§ CHALLENGE: For each line that holds "draw", copy the line out.

§ SUPPLIED DATA:
=====

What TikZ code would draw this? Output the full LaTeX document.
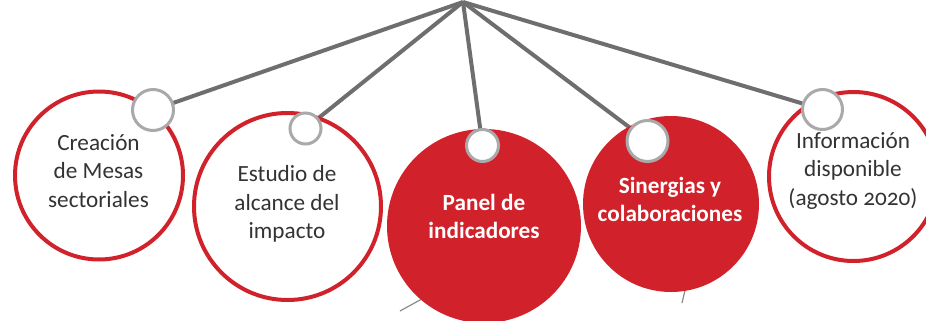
\documentclass[tikz,border=0pt]{standalone}
\usepackage{fontspec}
\setmainfont{Carlito}[Numbers=OldStyle]
\definecolor{cred}{HTML}{D1222B}
\definecolor{cline}{HTML}{6E6E6E}
\definecolor{cring}{HTML}{A9A9A9}
\definecolor{ctext}{HTML}{333333}
\definecolor{cthin}{HTML}{8A8A8A}
\pgfdeclarelayer{bg}
\pgfsetlayers{bg,main}
\tikzset{
  ringbig/.style={circle, draw=cred, line width=2pt, fill=white, inner sep=0pt, minimum size=#1},
  fillbig/.style={circle, fill=cred, inner sep=0pt, minimum size=#1},
  knob/.style={circle, draw=cring, line width=1.5pt, fill=white, inner sep=0pt, minimum size=#1},
  spoke/.style={draw=cline, line width=2pt},
  thin/.style={draw=cthin, line width=0.6pt},
  darktext/.style={align=center, text=ctext, font=\fontsize{11.6}{14.1}\selectfont, inner sep=0pt},
  whitetext/.style={align=center, text=white, font=\bfseries\fontsize{11.6}{14.2}\selectfont, inner sep=0pt},
}
\begin{document}
\begin{tikzpicture}[x=0.5pt,y=-0.5pt]
\useasboundingbox (0,0) rectangle (926,321);
% thin background lines
\coordinate (t1a) at (400,311);
\coordinate (t1b) at (440,289);
\coordinate (t2a) at (682,303);
\coordinate (t2b) at (687,282);
\draw[thin] (t1a) -- (t1b);
\draw[thin] (t2a) -- (t2b);
% big circles
\node[ringbig=84pt] (c1) at (99,175.5) {};
\node[ringbig=93.5pt] (c2) at (287.5,206.5) {};
\node[fillbig=97pt] (c3) at (484,226) {};
\node[fillbig=88pt] (c4) at (671,204) {};
\node[ringbig=84.5pt] (c5) at (853.5,176.5) {};
% texts
\node[darktext] (l1) at (98.5,171) {Creación\\de Mesas\\sectoriales};
\node[darktext] (l2) at (287,204) {Estudio de\\alcance del\\impacto};
\node[whitetext] (l3) at (484,216.5) {Panel de\\indicadores};
\node[whitetext] (l4) at (670,199.5) {Sinergias y\\colaboraciones};
\node[darktext] (l5) at (853,171) {Información\\disponible\\(agosto 2020)};
% knobs
\node[knob=20.5pt] (s1) at (153,110) {};
\node[knob=15.5pt] (s2) at (305.5,128.5) {};
\node[knob=16pt] (s3) at (482.5,145.5) {};
\node[knob=20.5pt] (s4) at (647.5,141) {};
\node[knob=20pt] (s5) at (822.5,109.5) {};
% apex
\coordinate (apex) at (463,2);
\begin{pgfonlayer}{bg}
\draw[spoke] (apex) -- (s1.center);
\draw[spoke] (apex) -- (s2.center);
\draw[spoke] (apex) -- (s3.center);
\draw[spoke] (apex) -- (s4.center);
\draw[spoke] (apex) -- (s5.center);
\end{pgfonlayer}
\end{tikzpicture}
\end{document}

=====

§ ANSWER FOR THE TASK:
What TikZ code would draw this? Output the full LaTeX document.
  ringbig/.style={circle, draw=cred, line width=2pt, fill=white, inner sep=0pt, minimum size=#1},
  knob/.style={circle, draw=cring, line width=1.5pt, fill=white, inner sep=0pt, minimum size=#1},
  spoke/.style={draw=cline, line width=2pt},
  thin/.style={draw=cthin, line width=0.6pt},
\draw[thin] (t1a) -- (t1b);
\draw[thin] (t2a) -- (t2b);
\draw[spoke] (apex) -- (s1.center);
\draw[spoke] (apex) -- (s2.center);
\draw[spoke] (apex) -- (s3.center);
\draw[spoke] (apex) -- (s4.center);
\draw[spoke] (apex) -- (s5.center);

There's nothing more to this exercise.